The House Appropriations Committee reviewed negotiating language and agreed to extend contingency authority from Act 27 through FY2029, corrected a youth system bed count, made a reinsurance waiver permissive, raised an HIV/AIDS grant to $150,000, discussed supervised visitation funding and flagged a VSAC spending-authority change to appear Monday.

The House Appropriations Committee on March 20 met to finalize negotiating language for the budget and to extend a contingency mechanism first included in Act 27, committee members said.

Grady Nixon, joint fiscal, told the committee that language in Act 27 directs the secretary of administration to present options to the joint fiscal committee if federal funds are reduced. “So, essentially, what this language does is, put continue that authority and that structure for addressing federal fund reductions in fiscal years 2027, 2028, and 2029,” Nixon said.

The committee also agreed to a technical correction in language describing the high-end system of care for youth: Nixon flagged that a reference that read as an 8–14 bed figure should be changed to “41 bed,” because the provision applies to the entire system rather than only the youth campus. “That should be changed to 41 bed,” Nixon said, and members concurred.

On health-care-related language, legislative council revised a waiver amendment in the reinsurance letter so it is permissive rather than directive, a change members said was acceptable.
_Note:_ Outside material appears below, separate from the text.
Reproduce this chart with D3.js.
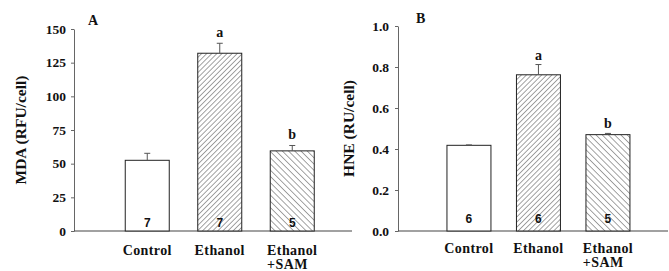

The committee also aligned an HIV/AIDS appropriation to Act 74 FY2026 amounts: Nixon noted the committee letter had $110,000 going to the AIDS Project of Southern Vermont but that it should align to FY2026 figures and be increased to $150,000.

The committee signaled a request to adapt the Act 167 (Wyman) report language and to add the Department of Health and Department of Mental Health to the scope of review, but legislative council adjusted the draft to ask agency staff to "look into" the engagement process rather than immediately launch it.

Nixon said page 10 will direct the agency to present separate FY28 line items for the Choices for Care program and skilled nursing facility services, and he introduced draft language for supervised visitation funding that staff will refine over the weekend. Committee discussion focused on whether the intended supervised visitation figure should be $125,000 or the rounded $130,000 reflected in the spreadsheet; the chair asked staff (Katie and Teresa) to reconcile the spreadsheet numbers.

A committee member summarized the funding sources for one program as three flows that total $367.05: an amount from the Center for Victims Credit Services to DCF (verbatim in the record as about “$1.37 5”), $100,000 in federal funds that resides in the child support office, and the committee’s $130,000. The chair noted those allocations are subject to the approval of the Human Services chair and that some numbers still need confirmation.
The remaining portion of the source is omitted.